An Across-the-Lifespan Approach to Congenital Heart Disease

John Thomson and his colleagues are advancing non-invasive solutions for young patients with congenital heart conditions, dramatically changing their lifetime care.

Just a few months after interventional cardiologist John Thomson joined the Blalock-Taussig-Thomas Pediatric and Congenital Heart Center at the Johns Hopkins Children’s Center last summer, he and his team began offering a game-changing treatment for young patients with congenital heart disease.

Of the roughly 40,000 infants born each year with congenital heart disease, about 20 percent have an abnormality of their right ventricular outflow tract. “Until now, these patients needed to be treated with invasive procedures such as open-heart surgery. Or they would need to wait to have a pulmonary valve replacement later in life,” explains Thomson. The new treatment, which uses a novel transcatheter pulmonary valve (TPV) system, is a much less invasive option. It can be implanted percutaneously, using only a small incision, and is designed to expand into the right ventricular outflow tract while deploying a bioprosthetic pulmonary valve.

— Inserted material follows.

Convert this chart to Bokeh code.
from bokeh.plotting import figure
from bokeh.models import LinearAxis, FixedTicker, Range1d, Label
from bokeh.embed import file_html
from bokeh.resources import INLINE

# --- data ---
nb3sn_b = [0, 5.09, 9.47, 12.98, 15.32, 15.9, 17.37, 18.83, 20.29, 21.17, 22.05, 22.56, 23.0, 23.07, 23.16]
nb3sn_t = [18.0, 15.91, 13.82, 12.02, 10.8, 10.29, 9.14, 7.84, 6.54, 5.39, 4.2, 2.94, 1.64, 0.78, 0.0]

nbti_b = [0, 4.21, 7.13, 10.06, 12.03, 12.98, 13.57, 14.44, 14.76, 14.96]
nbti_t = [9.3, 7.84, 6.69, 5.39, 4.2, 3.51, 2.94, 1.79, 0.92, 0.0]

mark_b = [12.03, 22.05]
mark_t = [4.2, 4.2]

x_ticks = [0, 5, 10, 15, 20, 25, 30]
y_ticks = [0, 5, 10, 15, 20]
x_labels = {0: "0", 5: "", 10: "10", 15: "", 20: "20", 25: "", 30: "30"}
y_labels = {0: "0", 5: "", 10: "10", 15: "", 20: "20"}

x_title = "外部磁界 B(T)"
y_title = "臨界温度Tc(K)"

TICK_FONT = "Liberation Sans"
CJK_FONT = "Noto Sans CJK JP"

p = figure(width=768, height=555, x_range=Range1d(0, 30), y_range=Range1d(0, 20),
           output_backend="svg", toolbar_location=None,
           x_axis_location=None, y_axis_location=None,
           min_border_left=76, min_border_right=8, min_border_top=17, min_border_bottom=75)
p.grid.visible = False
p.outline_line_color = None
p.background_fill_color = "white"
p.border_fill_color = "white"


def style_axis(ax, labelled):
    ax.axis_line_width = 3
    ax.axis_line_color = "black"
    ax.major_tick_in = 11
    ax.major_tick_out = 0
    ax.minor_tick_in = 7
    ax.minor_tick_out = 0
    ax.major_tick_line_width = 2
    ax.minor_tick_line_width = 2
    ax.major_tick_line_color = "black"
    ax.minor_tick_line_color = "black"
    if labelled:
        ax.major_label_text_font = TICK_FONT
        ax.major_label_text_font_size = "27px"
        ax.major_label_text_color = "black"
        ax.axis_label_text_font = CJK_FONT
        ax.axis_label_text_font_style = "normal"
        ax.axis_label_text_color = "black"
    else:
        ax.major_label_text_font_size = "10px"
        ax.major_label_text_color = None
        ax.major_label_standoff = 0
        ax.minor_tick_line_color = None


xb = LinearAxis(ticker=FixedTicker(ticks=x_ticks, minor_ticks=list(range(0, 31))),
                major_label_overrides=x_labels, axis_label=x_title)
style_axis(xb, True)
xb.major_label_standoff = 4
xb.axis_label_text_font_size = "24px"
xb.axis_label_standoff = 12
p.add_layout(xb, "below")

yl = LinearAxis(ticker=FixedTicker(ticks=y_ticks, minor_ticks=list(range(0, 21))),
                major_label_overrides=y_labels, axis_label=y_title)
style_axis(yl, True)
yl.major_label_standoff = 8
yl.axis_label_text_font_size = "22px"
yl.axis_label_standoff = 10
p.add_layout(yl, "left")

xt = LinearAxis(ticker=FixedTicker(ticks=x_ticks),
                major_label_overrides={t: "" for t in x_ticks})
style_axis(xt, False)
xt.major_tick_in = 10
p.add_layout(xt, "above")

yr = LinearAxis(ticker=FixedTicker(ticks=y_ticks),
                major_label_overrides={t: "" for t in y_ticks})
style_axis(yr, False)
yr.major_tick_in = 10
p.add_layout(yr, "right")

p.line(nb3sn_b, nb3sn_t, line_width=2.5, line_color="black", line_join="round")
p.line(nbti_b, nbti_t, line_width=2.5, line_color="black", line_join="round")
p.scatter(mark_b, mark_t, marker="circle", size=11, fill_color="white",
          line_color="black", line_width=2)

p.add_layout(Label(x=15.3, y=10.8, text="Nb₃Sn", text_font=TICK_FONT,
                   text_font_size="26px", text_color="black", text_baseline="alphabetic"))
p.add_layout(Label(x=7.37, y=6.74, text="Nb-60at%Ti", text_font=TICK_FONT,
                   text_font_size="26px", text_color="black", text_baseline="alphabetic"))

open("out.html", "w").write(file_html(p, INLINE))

Approved by the U.S. Food and Drug Administration in March 2021, the system holds the potential “to dramatically change our lifetime management of these patients,” says Thomson, “and our catheterization lab at Johns Hopkins is currently the only center in Maryland approved by the company to offer this groundbreaking treatment.”

For Thomson, this new offering is just one more step forward in his career-long quest to provide alternative, noninvasive solutions for patients with congenital cardiac problems.

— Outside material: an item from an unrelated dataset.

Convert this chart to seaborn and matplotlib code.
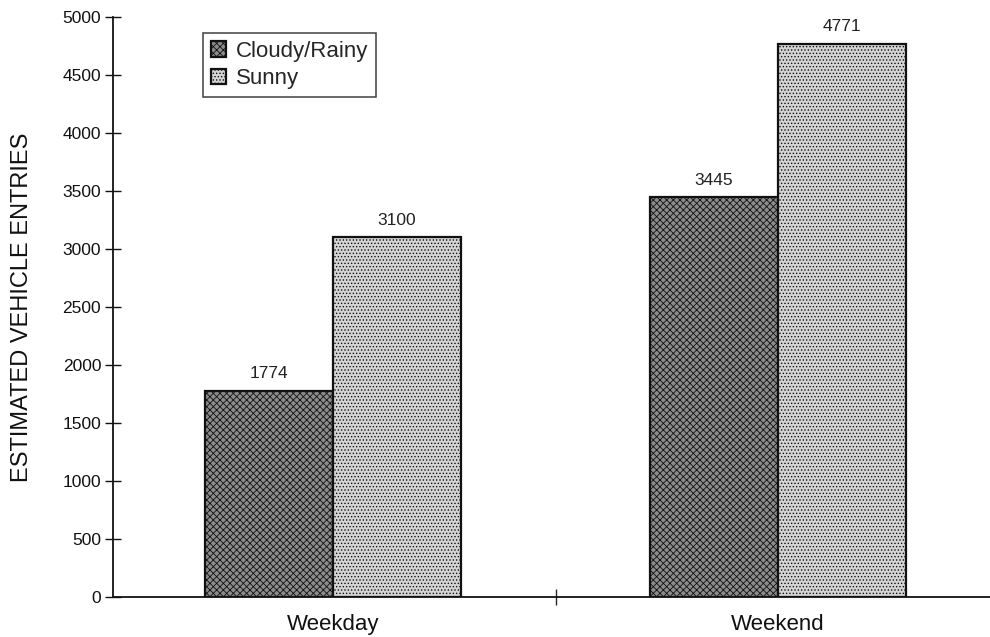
import matplotlib
matplotlib.use("Agg")
import matplotlib.pyplot as plt
import seaborn as sns
import pandas as pd

days = ["Weekday", "Weekend"]
weather = ["Cloudy/Rainy", "Sunny"]
cloudy_vals = [1774, 3445]
sunny_vals = [3100, 4771]

df = pd.DataFrame({
    "Day": days * 2,
    "Weather": [weather[0]] * 2 + [weather[1]] * 2,
    "Entries": cloudy_vals + sunny_vals,
})

sns.set_style("white")
plt.rcParams["font.family"] = ["Liberation Sans", "DejaVu Sans"]
plt.rcParams["hatch.color"] = "#222222"
plt.rcParams["hatch.linewidth"] = 0.6

W, H = 990, 637
fig = plt.figure(figsize=(W / 100, H / 100), dpi=100)
ax = fig.add_axes([113 / W, 1 - 597 / H, 877 / W, 580 / H])

colors = ["#8c8c8c", "#d4d4d4"]
sns.barplot(data=df, x="Day", y="Entries", hue="Weather", hue_order=weather,
            order=days, palette=colors, width=0.576, ax=ax, saturation=1,
            edgecolor="#111111", linewidth=1.6)

hatches = ["xxxxx", "....."]
for cont, h in zip(ax.containers, hatches):
    for p in cont:
        p.set_hatch(h)
    ax.bar_label(cont, labels=[str(int(v)) for v in cont.datavalues],
                 padding=7, fontsize=12.5, color="#222222")

ax.set_ylim(0, 5000)
ax.set_xlim(-0.494, 1.476)
ax.set_yticks(range(0, 5001, 500))
ax.tick_params(axis="y", direction="inout", length=11, width=1, labelsize=12.5,
               left=True, pad=3, colors="#111111")
ax.tick_params(axis="x", which="major", length=0, labelsize=16, pad=12,
               colors="#111111")
ax.set_xticks([0.5], minor=True)
ax.tick_params(axis="x", which="minor", direction="inout", length=11, width=1,
               bottom=True)
ax.set_xlabel("")
ax.set_ylabel("ESTIMATED VEHICLE ENTRIES", fontsize=17, color="#111111")
ax.yaxis.set_label_coords(-0.091, 0.5)

for s in ["top", "right"]:
    ax.spines[s].set_visible(False)
for s in ["left", "bottom"]:
    ax.spines[s].set_color("#111111")
    ax.spines[s].set_linewidth(1.3)

leg = ax.legend(title=None, loc="upper left",
                bbox_to_anchor=(203 / W, 1 - 33 / H),
                bbox_transform=fig.transFigure, borderaxespad=0,
                frameon=True, fancybox=False, fontsize=16, handlelength=0.7,
                handleheight=0.7, handletextpad=0.45, borderpad=0.35,
                labelspacing=0.3)
leg.get_frame().set_edgecolor("#111111")
leg.get_frame().set_linewidth(1.1)
for h, hh in zip(leg.legend_handles, hatches):
    h.set_hatch(hh)

fig.savefig("out.png", dpi=100)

“In recent years within the field, we’ve seen real advances in keyhole procedures for children and infants that are effective and can offer an alternative to more traditional surgical approaches,” he says. He and his team in the catheterization lab — which includes attending physicians and pediatric cardiologist Hannah Fraint — utilize many of these techniques in performing stent procedures, duct closures and valve replacements, to name a few.

Thomson hails from England. He previously served as an interventional pediatric cardiologist at Yorkshire Heart Center at the Leeds General Infirmary, chief of the pediatric cardiology service, and as an associate professor in the faculty of medicine at the University of Leeds. His experience with England’s health care system offers a unique and valuable perspective on best practices for treating adult congenital heart disease.

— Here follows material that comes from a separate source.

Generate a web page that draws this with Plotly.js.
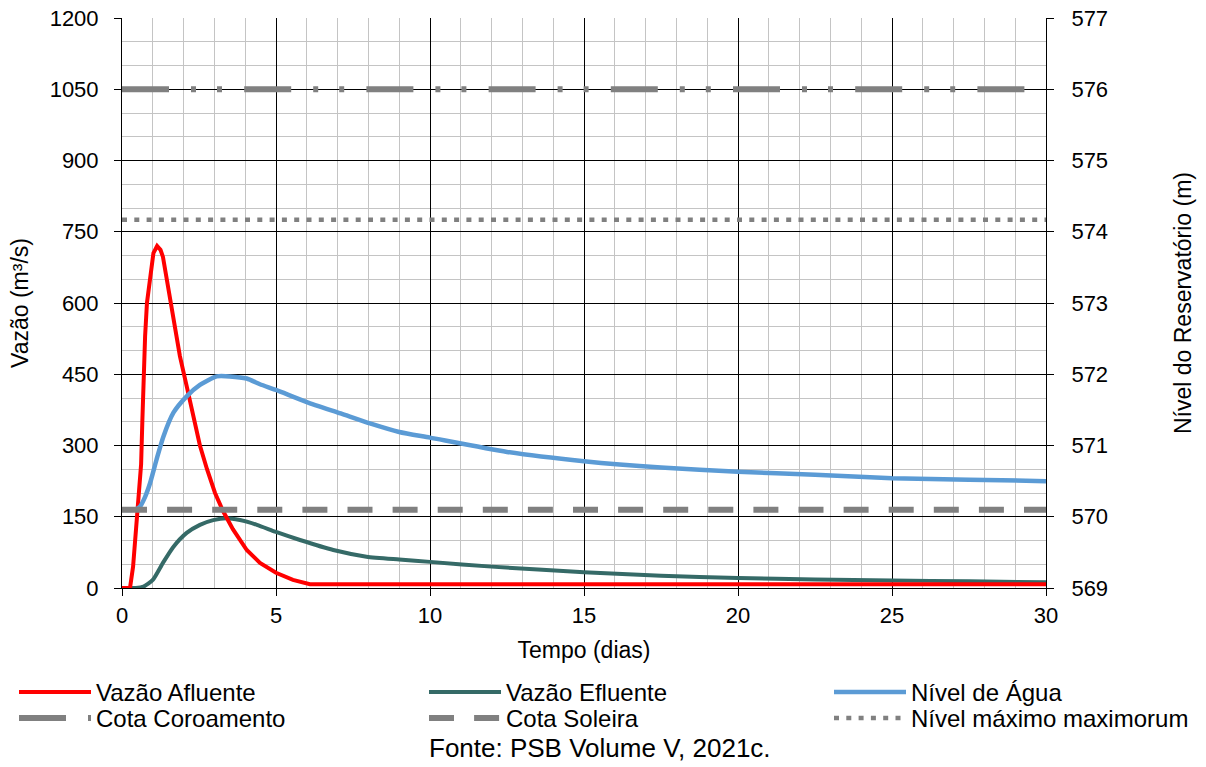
<!DOCTYPE html>
<html>
<head>
<meta charset="utf-8">
<script src="https://cdn.plot.ly/plotly-3.0.1.min.js"></script>
<style>
  html, body { margin: 0; padding: 0; background: #ffffff; }
  #chart { width: 1206px; height: 767px; }
</style>
</head>
<body>
<div id="chart"></div>
<script>
// ---- Data ----
// Vazão Afluente (m³/s)
var tempo_afluente = [0, 0.26, 0.36, 0.48, 0.58, 0.62, 0.66, 0.70, 0.75, 0.81, 0.91, 1.02, 1.14, 1.25, 1.33, 1.5, 1.66, 1.88, 2.1, 2.3, 2.53, 2.76, 3.02, 3.28, 3.6, 4.05, 4.48, 5.0, 5.55, 6.1, 10, 15, 20, 25, 30];
var vazao_afluente = [0, 0, 45, 140, 215, 260, 350, 450, 530, 600, 650, 705, 720, 712, 697, 634, 564, 488, 425, 365, 300, 250, 200, 162, 124, 80, 53, 32, 17, 8, 8, 8, 8, 8, 8];

// Vazão Efluente (m³/s)
var tempo_efluente = [0, 0.45, 0.7, 1.0, 1.33, 1.66, 2.1, 2.53, 2.96, 3.4, 3.83, 4.38, 5.0, 5.78, 6.86, 7.94, 9.0, 10, 12, 15, 17.5, 20, 22.5, 25, 27.5, 30];
var vazao_efluente = [0, 0, 3, 17, 53, 86, 116, 133, 143, 147, 143, 133, 118, 101, 80, 66, 60, 55, 45, 33, 26, 21, 18, 16, 14, 12];

// Nível de Água (m)
var tempo_nivel = [0, 0.42, 0.58, 0.75, 0.91, 1.12, 1.34, 1.67, 2.1, 2.53, 3.07, 3.5, 4.05, 4.48, 5.0, 6.0, 7.1, 8.05, 9.0, 10, 12.5, 15, 17.5, 20, 22.5, 25, 27.5, 30];
var nivel_agua = [570.1, 570.1, 570.14, 570.28, 570.47, 570.8, 571.12, 571.46, 571.69, 571.85, 571.97, 571.97, 571.94, 571.86, 571.78, 571.61, 571.45, 571.31, 571.19, 571.11, 570.91, 570.78, 570.69, 570.63, 570.59, 570.54, 570.52, 570.50];

// Reference levels (m)
var tempo_ref = [0, 30];
var cota_coroamento = [576, 576];
var cota_soleira = [570.1, 570.1];
var nivel_max_max = [574.17, 574.17];

// Axis ticks
var ticks_x = [0, 5, 10, 15, 20, 25, 30];
var ticks_vazao = [0, 150, 300, 450, 600, 750, 900, 1050, 1200];
var ticks_nivel = [569, 570, 571, 572, 573, 574, 575, 576, 577];

var FONT = 'Liberation Sans, Arial, sans-serif';
var GRAY = '#808080';
var W = 1206, H = 767;
var ML = 122, MR = 160, MT = 18, MB = 179;
var PW = W - ML - MR, PH = H - MT - MB;
var TICK_SIZE = 22, TITLE_SIZE = 23, LEG_SIZE = 24;

var traces = [
  { x: tempo_efluente, y: vazao_efluente, name: 'Vazão Efluente', type: 'scatter', mode: 'lines',
    line: { color: '#356A67', width: 4, shape: 'spline', smoothing: 0.6 }, legend: 'legend2', yaxis: 'y' },
  { x: tempo_nivel, y: nivel_agua, name: 'Nível de Água', type: 'scatter', mode: 'lines',
    line: { color: '#5B9BD5', width: 4.5, shape: 'spline', smoothing: 0.6 }, legend: 'legend3', yaxis: 'y2' },
  { x: tempo_afluente, y: vazao_afluente, name: 'Vazão Afluente', type: 'scatter', mode: 'lines',
    line: { color: '#FF0000', width: 4 }, legend: 'legend', yaxis: 'y' },
  { x: tempo_ref, y: cota_coroamento, name: 'Cota Coroamento', type: 'scatter', mode: 'lines',
    line: { color: GRAY, width: 6, dash: '47px,22px,5px,21px,5px,22.2px' }, legend: 'legend4', yaxis: 'y2' },
  { x: tempo_ref, y: cota_soleira, name: 'Cota Soleira', type: 'scatter', mode: 'lines',
    line: { color: GRAY, width: 6, dash: '25px,20.1px' }, legend: 'legend5', yaxis: 'y2' },
  { x: tempo_ref, y: nivel_max_max, name: 'Nível máximo maximorum', type: 'scatter', mode: 'lines',
    line: { color: GRAY, width: 4.5, dash: '5px,7.3px' }, legend: 'legend6', yaxis: 'y2' }
];

function legendCfg(xpx, ytop) {
  return {
    xref: 'paper', yref: 'container',
    x: (xpx - ML) / PW, y: 1 - ytop / H,
    xanchor: 'left', yanchor: 'top',
    orientation: 'v',
    bgcolor: 'rgba(0,0,0,0)', borderwidth: 0,
    itemwidth: 72, tracegroupgap: 0,
    font: { family: FONT, size: LEG_SIZE, color: '#000000' }
  };
}

var axisCommon = {
  showline: true, linecolor: '#000000', linewidth: 1,
  ticks: 'outside', ticklen: 7, tickcolor: '#000000', tickwidth: 1,
  tickfont: { family: FONT, size: TICK_SIZE, color: '#000000' },
  zeroline: false, automargin: false
};

var ROW1 = 670, ROW2 = 696;

var layout = {
  width: W, height: H,
  margin: { l: ML, r: MR, t: MT, b: MB, autoexpand: false },
  paper_bgcolor: '#ffffff', plot_bgcolor: '#ffffff',
  font: { family: FONT, size: TICK_SIZE, color: '#000000' },
  showlegend: true,
  xaxis: Object.assign({}, axisCommon, {
    range: [0, 30], tickmode: 'array', tickvals: ticks_x, ticktext: ticks_x.map(String),
    showgrid: true, gridcolor: '#000000', gridwidth: 1,
    minor: { dtick: 1, tick0: 0, showgrid: true, gridcolor: '#C4C4C4', gridwidth: 1, ticks: '' },
    ticklabelstandoff: 1,
    title: { text: 'Tempo (dias)', font: { family: FONT, size: TITLE_SIZE, color: '#000000' }, standoff: 14 }
  }),
  yaxis: Object.assign({}, axisCommon, {
    range: [0, 1200], tickmode: 'array', tickvals: ticks_vazao, ticktext: ticks_vazao.map(String),
    showgrid: true, gridcolor: '#000000', gridwidth: 1,
    minor: { dtick: 50, tick0: 0, showgrid: true, gridcolor: '#C4C4C4', gridwidth: 1, ticks: '' },
    ticklabelstandoff: 11,
    title: { text: 'Vazão (m³/s)', font: { family: FONT, size: TITLE_SIZE, color: '#000000' }, standoff: 14 }
  }),
  yaxis2: Object.assign({}, axisCommon, {
    range: [569, 577], tickmode: 'array', tickvals: ticks_nivel, ticktext: ticks_nivel.map(String),
    overlaying: 'y', side: 'right', showgrid: false,
    ticklabelstandoff: 13,
    title: { text: 'Nível do Reservatório (m)', font: { family: FONT, size: TITLE_SIZE, color: '#000000' }, standoff: 67 }
  }),
  legend: legendCfg(14, ROW1),
  legend2: legendCfg(424, ROW1),
  legend3: legendCfg(829, ROW1),
  legend4: legendCfg(14, ROW2),
  legend5: legendCfg(424, ROW2),
  legend6: legendCfg(829, ROW2),
  annotations: [{
    xref: 'paper', yref: 'paper',
    x: (600 - ML) / PW, y: -(748 - (H - MB)) / PH,
    xanchor: 'center', yanchor: 'middle',
    text: 'Fonte: PSB Volume V, 2021c.', showarrow: false,
    font: { family: FONT, size: 26, color: '#000000' }
  }]
};

Plotly.newPlot('chart', traces, layout, { displayModeBar: false, staticPlot: true });
</script>
</body>
</html>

“The most effective units follow patients with congenital heart disease from cradle to grave, because the vast majority of patients diagnosed with heart problems as infants will need follow-up for the rest of their lives,” says Thomson. While that across-the-lifespan strategy is typically used in England, the approach in the U.S., he says, “is often much more fragmented.”

Until relatively recently, patients with congenital heart disease at Johns Hopkins were either seen by pediatric cardiac specialists or adult cardiac specialists. That’s changed now with the Blalock-Taussig-Thomas center, which combines pediatric and adult cardiology in transitioning patients to adulthood. Then, patients are cared for by specialists specifically trained in the management of adults with congenital heart disease, such as cardiologist Ari Cedars.

“There’s a significant advantage to having pediatric and adult care all in one place — to having experts who can provide care for both congenital heart disease and adult-related problems, and who know the ways in which those two worlds will interact in the same patient,” says Thomson.

For example, general adult cardiologists typically have great depth of experience in treating coronary vascular disease and other heart problems that occur with aging but very limited training in congenital heart defects that exist since birth — and they are generally unfamiliar with the ways that early repairs deteriorate over time.

For his part, Thomson loves the extended relationships that come with his role. “We join families in their medical journey very early on, usually when patients are infants or even in utero. Then we get to know patients and their families so well, and they get to know us, as we care for them throughout the whole of their lives,” he says. “It’s very special and extremely satisfying.”